After St. James broke away, the Episcopal church sued but the case never reached the arguments stage because the Los Angeles Diocese joined the lawsuit. The trial court threw out the diocese’s involvement, but the Court of Appeal in Santa Ana reversed its decision.
St. James then appealed to the state Supreme Court. There, the court upheld the appeal court’s decision and also said that St. James did not own the property, according to the arguments presented to it.
The Court of Appeal apparently misinterpreted the property-rights part of the Supreme Court’s ruling, and ordered the lower court to rule in favor of the diocese over St. James. Thursday’s ruling by the Supreme Court corrects that.

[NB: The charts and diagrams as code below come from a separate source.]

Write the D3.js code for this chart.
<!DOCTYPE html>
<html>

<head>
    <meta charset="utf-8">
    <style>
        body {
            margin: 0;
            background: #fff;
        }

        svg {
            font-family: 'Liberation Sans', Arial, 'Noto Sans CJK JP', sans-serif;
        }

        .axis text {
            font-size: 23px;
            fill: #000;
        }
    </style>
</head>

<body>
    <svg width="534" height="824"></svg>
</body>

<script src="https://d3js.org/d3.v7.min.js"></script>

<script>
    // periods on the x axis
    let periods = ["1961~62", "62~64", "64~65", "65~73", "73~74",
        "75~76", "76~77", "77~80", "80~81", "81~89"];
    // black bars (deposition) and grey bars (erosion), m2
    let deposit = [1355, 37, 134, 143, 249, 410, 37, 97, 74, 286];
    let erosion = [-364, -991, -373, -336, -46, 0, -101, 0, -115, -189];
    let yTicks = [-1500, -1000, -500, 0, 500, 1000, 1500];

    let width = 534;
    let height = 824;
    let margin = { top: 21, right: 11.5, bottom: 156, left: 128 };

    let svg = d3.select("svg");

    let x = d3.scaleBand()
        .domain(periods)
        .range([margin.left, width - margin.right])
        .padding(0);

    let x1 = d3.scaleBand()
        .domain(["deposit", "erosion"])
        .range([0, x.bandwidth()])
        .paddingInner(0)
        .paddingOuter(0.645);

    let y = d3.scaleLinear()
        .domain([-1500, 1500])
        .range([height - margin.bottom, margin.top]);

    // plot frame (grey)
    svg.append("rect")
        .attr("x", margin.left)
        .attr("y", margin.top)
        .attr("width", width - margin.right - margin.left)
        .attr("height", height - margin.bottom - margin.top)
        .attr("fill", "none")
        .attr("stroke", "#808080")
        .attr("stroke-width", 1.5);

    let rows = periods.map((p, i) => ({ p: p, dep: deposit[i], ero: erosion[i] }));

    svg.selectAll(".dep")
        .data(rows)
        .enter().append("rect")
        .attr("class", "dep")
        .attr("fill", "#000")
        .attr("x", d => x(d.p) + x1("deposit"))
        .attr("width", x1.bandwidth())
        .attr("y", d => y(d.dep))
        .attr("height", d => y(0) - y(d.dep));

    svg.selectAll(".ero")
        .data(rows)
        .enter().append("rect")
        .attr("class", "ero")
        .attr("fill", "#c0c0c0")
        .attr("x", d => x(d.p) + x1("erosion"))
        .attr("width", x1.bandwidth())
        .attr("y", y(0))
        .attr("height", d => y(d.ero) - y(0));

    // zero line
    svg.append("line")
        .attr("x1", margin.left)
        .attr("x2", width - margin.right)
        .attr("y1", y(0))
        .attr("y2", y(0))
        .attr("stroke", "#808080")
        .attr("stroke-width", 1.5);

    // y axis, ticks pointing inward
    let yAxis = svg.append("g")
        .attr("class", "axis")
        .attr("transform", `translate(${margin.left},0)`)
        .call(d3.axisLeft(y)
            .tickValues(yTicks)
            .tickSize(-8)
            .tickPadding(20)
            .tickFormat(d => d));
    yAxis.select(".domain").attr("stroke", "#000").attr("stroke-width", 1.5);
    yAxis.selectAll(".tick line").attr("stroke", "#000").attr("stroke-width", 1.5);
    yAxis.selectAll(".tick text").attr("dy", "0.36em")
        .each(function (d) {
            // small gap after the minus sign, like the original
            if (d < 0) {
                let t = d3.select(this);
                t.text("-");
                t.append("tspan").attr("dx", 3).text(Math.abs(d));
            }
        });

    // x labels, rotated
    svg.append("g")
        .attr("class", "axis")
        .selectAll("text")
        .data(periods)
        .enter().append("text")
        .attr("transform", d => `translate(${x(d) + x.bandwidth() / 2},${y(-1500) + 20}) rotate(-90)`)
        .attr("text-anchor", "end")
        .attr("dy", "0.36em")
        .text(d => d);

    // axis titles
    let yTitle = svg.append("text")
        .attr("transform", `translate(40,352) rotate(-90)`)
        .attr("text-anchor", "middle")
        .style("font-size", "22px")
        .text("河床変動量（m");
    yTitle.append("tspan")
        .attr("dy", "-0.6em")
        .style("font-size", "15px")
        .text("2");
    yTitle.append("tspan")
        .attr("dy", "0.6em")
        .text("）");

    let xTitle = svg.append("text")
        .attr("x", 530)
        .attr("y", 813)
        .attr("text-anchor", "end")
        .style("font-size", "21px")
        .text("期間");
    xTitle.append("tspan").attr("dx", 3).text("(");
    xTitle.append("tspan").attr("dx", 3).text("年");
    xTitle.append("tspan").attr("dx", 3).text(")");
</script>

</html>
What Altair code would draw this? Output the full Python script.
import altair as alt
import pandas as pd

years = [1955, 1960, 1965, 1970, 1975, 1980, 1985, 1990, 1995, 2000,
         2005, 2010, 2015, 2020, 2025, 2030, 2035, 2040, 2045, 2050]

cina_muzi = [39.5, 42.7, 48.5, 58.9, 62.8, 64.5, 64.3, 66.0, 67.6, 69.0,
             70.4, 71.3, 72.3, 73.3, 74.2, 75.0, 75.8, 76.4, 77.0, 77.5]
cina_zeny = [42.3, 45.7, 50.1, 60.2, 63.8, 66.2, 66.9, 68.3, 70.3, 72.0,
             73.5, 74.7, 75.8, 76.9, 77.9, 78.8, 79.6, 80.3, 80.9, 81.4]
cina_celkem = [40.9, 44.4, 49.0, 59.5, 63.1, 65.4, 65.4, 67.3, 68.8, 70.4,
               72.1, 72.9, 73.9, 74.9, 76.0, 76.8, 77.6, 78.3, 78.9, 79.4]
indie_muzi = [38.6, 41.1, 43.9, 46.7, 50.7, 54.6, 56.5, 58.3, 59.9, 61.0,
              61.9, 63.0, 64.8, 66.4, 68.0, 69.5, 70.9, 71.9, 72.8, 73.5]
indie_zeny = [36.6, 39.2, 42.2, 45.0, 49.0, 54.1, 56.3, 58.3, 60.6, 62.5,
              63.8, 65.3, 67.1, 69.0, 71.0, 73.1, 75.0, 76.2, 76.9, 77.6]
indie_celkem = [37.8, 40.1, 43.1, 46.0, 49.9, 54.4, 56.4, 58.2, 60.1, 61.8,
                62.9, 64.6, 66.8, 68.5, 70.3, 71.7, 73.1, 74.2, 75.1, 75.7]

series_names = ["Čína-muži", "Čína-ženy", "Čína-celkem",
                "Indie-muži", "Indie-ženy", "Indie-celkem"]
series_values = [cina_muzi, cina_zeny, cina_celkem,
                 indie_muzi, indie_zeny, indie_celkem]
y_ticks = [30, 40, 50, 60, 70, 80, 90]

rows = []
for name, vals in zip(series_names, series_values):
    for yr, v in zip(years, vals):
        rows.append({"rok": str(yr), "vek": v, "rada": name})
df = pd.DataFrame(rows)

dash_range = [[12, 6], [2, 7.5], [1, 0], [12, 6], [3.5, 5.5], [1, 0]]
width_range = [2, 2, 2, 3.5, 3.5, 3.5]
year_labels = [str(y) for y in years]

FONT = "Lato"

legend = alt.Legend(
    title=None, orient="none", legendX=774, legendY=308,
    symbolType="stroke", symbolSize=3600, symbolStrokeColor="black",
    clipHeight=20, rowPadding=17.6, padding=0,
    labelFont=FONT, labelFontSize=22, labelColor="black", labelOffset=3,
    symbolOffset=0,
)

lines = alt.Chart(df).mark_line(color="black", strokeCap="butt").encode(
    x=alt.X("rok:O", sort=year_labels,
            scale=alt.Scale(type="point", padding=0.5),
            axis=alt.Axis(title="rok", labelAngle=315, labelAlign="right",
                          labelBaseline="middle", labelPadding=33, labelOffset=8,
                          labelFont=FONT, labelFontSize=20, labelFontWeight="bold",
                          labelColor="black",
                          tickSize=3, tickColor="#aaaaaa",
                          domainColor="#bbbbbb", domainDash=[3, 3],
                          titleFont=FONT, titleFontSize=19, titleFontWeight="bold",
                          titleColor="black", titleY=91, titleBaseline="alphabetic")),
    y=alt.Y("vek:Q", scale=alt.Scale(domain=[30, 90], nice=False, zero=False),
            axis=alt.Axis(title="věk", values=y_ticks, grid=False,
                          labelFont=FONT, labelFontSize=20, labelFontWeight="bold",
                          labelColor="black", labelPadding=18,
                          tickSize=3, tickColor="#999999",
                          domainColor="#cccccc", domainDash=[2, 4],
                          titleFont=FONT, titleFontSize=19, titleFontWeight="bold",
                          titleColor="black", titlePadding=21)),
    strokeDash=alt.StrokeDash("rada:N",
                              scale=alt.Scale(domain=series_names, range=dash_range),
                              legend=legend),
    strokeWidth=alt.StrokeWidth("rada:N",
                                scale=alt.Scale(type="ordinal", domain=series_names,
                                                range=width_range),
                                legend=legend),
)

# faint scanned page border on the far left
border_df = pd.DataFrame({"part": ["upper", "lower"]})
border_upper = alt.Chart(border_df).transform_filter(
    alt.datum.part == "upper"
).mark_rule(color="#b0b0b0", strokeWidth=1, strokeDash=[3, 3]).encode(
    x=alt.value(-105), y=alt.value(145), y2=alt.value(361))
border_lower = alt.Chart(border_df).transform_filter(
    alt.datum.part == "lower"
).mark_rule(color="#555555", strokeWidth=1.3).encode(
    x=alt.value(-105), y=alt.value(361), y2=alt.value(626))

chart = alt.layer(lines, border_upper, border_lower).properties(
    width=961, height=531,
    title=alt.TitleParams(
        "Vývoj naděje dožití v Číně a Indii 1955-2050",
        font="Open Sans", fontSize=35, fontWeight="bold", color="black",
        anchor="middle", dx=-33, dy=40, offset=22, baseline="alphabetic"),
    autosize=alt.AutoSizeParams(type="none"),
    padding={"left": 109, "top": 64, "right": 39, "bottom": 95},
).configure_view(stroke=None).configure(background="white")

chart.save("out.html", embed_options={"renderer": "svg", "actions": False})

“We’re back at square one,” Sohlgren said. “The procedural posture of the case now is that the Episcopal lawsuits against St. James have not survived all these years of appeals that the church has brought.”
John Shiner, representing the Episcopal diocese in Los Angeles, said he’s confident his client will win.
“I think the principals articulated by the Supreme Court in its earlier decision are broad enough that they answer all the questions that are relevant for future consideration by the trial court,” he said. “We’re looking forward to moving the case forward to conclusion.”
The case could be back in a Santa Ana courtroom for arguments in about six weeks, Sohlgren said.